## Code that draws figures
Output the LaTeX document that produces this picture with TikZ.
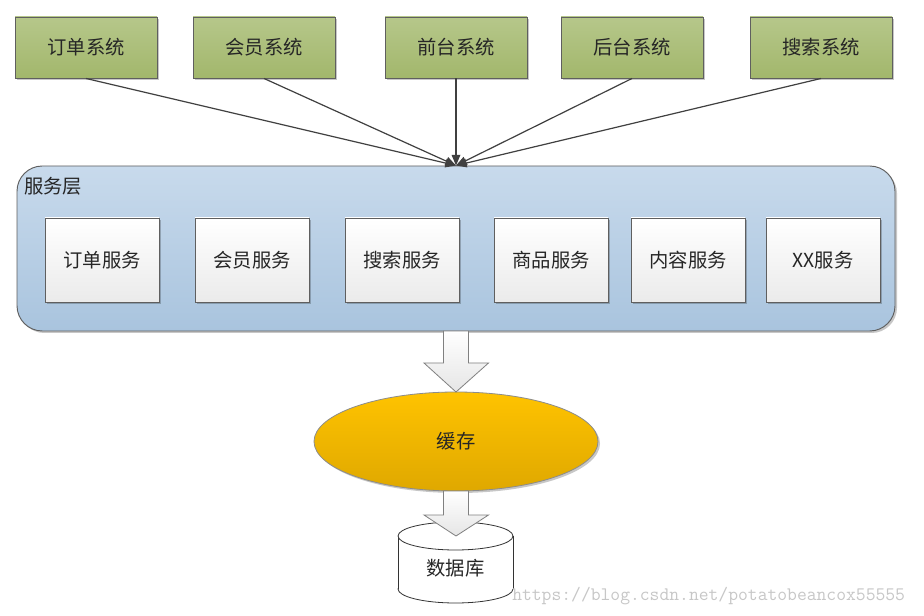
\documentclass[tikz,border=0pt]{standalone}
\usepackage{fontspec}
\setmainfont{Noto Sans CJK SC}
\usepackage{tikz}
\usetikzlibrary{arrows.meta,shapes.geometric,shadows}

\definecolor{olivetop}{HTML}{B6C78A}
\definecolor{olivebot}{HTML}{A2B76C}
\definecolor{bluetop}{HTML}{C8DAEC}
\definecolor{bluebot}{HTML}{A9C4DE}
\definecolor{goldtop}{HTML}{FFC300}
\definecolor{goldbot}{HTML}{DFA800}
\definecolor{edgegray}{HTML}{5F5F5F}

\tikzset{
  txt/.style={font=\fontsize{14.5}{16}\selectfont,text=black!85},
  shd/.style={drop shadow={shadow xshift=1.5pt,shadow yshift=-1.5pt,fill=black,opacity=0.22}},
  sys/.style={txt,shd,draw=edgegray,line width=0.7pt,top color=olivetop,bottom color=olivebot,
    minimum width=106.5pt,minimum height=45.75pt,inner sep=0pt},
  svc/.style={txt,shd,draw=edgegray,line width=0.7pt,top color=white,bottom color=black!8,
    minimum width=85.5pt,minimum height=63pt,inner sep=0pt},
  layer/.style={shd,draw=edgegray,line width=0.7pt,top color=bluetop,bottom color=bluebot,
    rounded corners=19pt,minimum width=658.5pt,minimum height=123.75pt,inner sep=0pt},
  cache/.style={txt,shd,ellipse,draw=black!45,line width=0.6pt,top color=goldtop,bottom color=goldbot,
    minimum width=213pt,minimum height=74.25pt,inner sep=0pt},
  blockarrow/.style={draw=black!50,line width=0.6pt,top color=white,bottom color=black!10},
  dbedge/.style={draw=black!80,line width=0.6pt,fill=white},
  conn/.style={draw=black!75,line width=0.9pt,-{Triangle[length=8pt,width=6.5pt]}}
}

\begin{document}
\begin{tikzpicture}[x=0.75pt,y=-0.75pt]
\fill[white] (0,0) rectangle (924,616);
\useasboundingbox (0,0) rectangle (924,616);

\node[sys] (dingdan) at (86,47.5) {订单系统};
\node[sys] (huiyuan) at (264,47.5) {会员系统};
\node[sys] (qiantai) at (456,47.5) {前台系统};
\node[sys] (houtai) at (632,47.5) {后台系统};
\node[sys] (sousuo) at (821,47.5) {搜索系统};

\node[layer] (fuwu) at (456,248.5) {};
\node[txt,anchor=west,inner sep=0pt] (fuwulabel) at (24,186) {服务层};

\node[svc] (s1) at (102,260) {订单服务};
\node[svc] (s2) at (252,260) {会员服务};
\node[svc] (s3) at (402,260) {搜索服务};
\node[svc] (s4) at (551,260) {商品服务};
\node[svc] (s5) at (688,260) {内容服务};
\node[svc] (s6) at (823,260) {XX服务};

\foreach \src in {dingdan,huiyuan,qiantai,houtai,sousuo}
  \draw[conn] (\src.south) -- (fuwu.north);

\node[cache] (huancun) at (456,441.5) {缓存};
\draw[blockarrow] (443.5,331) -- (443.5,363) -- (424,363) -- (456,392) -- (488.5,363) -- (468.5,363) -- (468.5,331) -- cycle;

\draw[dbedge] (455.5,589) ellipse [x radius=43.1pt,y radius=10.5pt];
\fill[white] (398,536) rectangle (513,589);
\draw[black!80,line width=0.6pt] (398,536) -- (398,589) (513,536) -- (513,589);
\draw[dbedge] (455.5,536) ellipse [x radius=43.1pt,y radius=10.5pt];
\node[txt] (shujuku) at (455.5,568) {数据库};
\draw[blockarrow] (443.5,491) -- (443.5,515) -- (424,515) -- (456,536) -- (488.5,515) -- (468.5,515) -- (468.5,491) -- cycle;

\node[anchor=west,inner sep=0pt,text=black!22,font=\fontsize{14.3}{16}\ttfamily] (mark) at (512,596) {https://blog.csdn.net/potatobeancox55555};
\end{tikzpicture}
\end{document}
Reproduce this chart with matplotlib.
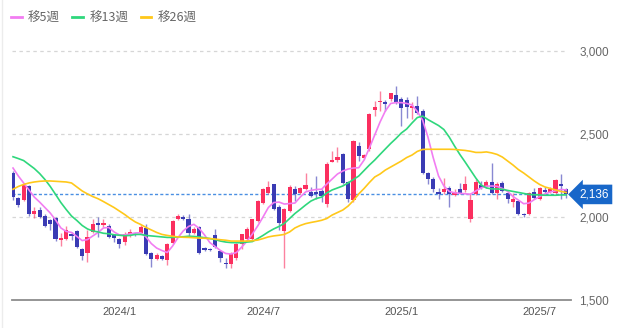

## Task to carry out
With the pictures omitted, reproduce the records in full and exactly.

## Written response
Output the LaTeX document that produces this picture with TikZ.
\documentclass[tikz,border=0pt]{standalone}
\usepackage{fontspec}
\setmainfont{Noto Sans CJK SC}
\usepackage{tikz}
\usetikzlibrary{arrows.meta,shapes.geometric,shadows}

\definecolor{olivetop}{HTML}{B6C78A}
\definecolor{olivebot}{HTML}{A2B76C}
\definecolor{bluetop}{HTML}{C8DAEC}
\definecolor{bluebot}{HTML}{A9C4DE}
\definecolor{goldtop}{HTML}{FFC300}
\definecolor{goldbot}{HTML}{DFA800}
\definecolor{edgegray}{HTML}{5F5F5F}

\tikzset{
  txt/.style={font=\fontsize{14.5}{16}\selectfont,text=black!85},
  shd/.style={drop shadow={shadow xshift=1.5pt,shadow yshift=-1.5pt,fill=black,opacity=0.22}},
  sys/.style={txt,shd,draw=edgegray,line width=0.7pt,top color=olivetop,bottom color=olivebot,
    minimum width=106.5pt,minimum height=45.75pt,inner sep=0pt},
  svc/.style={txt,shd,draw=edgegray,line width=0.7pt,top color=white,bottom color=black!8,
    minimum width=85.5pt,minimum height=63pt,inner sep=0pt},
  layer/.style={shd,draw=edgegray,line width=0.7pt,top color=bluetop,bottom color=bluebot,
    rounded corners=19pt,minimum width=658.5pt,minimum height=123.75pt,inner sep=0pt},
  cache/.style={txt,shd,ellipse,draw=black!45,line width=0.6pt,top color=goldtop,bottom color=goldbot,
    minimum width=213pt,minimum height=74.25pt,inner sep=0pt},
  blockarrow/.style={draw=black!50,line width=0.6pt,top color=white,bottom color=black!10},
  dbedge/.style={draw=black!80,line width=0.6pt,fill=white},
  conn/.style={draw=black!75,line width=0.9pt,-{Triangle[length=8pt,width=6.5pt]}}
}

\begin{document}
\begin{tikzpicture}[x=0.75pt,y=-0.75pt]
\fill[white] (0,0) rectangle (924,616);
\useasboundingbox (0,0) rectangle (924,616);

\node[sys] (dingdan) at (86,47.5) {订单系统};
\node[sys] (huiyuan) at (264,47.5) {会员系统};
\node[sys] (qiantai) at (456,47.5) {前台系统};
\node[sys] (houtai) at (632,47.5) {后台系统};
\node[sys] (sousuo) at (821,47.5) {搜索系统};

\node[layer] (fuwu) at (456,248.5) {};
\node[txt,anchor=west,inner sep=0pt] (fuwulabel) at (24,186) {服务层};

\node[svc] (s1) at (102,260) {订单服务};
\node[svc] (s2) at (252,260) {会员服务};
\node[svc] (s3) at (402,260) {搜索服务};
\node[svc] (s4) at (551,260) {商品服务};
\node[svc] (s5) at (688,260) {内容服务};
\node[svc] (s6) at (823,260) {XX服务};

\foreach \src in {dingdan,huiyuan,qiantai,houtai,sousuo}
  \draw[conn] (\src.south) -- (fuwu.north);

\node[cache] (huancun) at (456,441.5) {缓存};
\draw[blockarrow] (443.5,331) -- (443.5,363) -- (424,363) -- (456,392) -- (488.5,363) -- (468.5,363) -- (468.5,331) -- cycle;

\draw[dbedge] (455.5,589) ellipse [x radius=43.1pt,y radius=10.5pt];
\fill[white] (398,536) rectangle (513,589);
\draw[black!80,line width=0.6pt] (398,536) -- (398,589) (513,536) -- (513,589);
\draw[dbedge] (455.5,536) ellipse [x radius=43.1pt,y radius=10.5pt];
\node[txt] (shujuku) at (455.5,568) {数据库};
\draw[blockarrow] (443.5,491) -- (443.5,515) -- (424,515) -- (456,536) -- (488.5,515) -- (468.5,515) -- (468.5,491) -- cycle;

\node[anchor=west,inner sep=0pt,text=black!22,font=\fontsize{14.3}{16}\ttfamily] (mark) at (512,596) {https://blog.csdn.net/potatobeancox55555};
\end{tikzpicture}
\end{document}
Reproduce this chart with matplotlib.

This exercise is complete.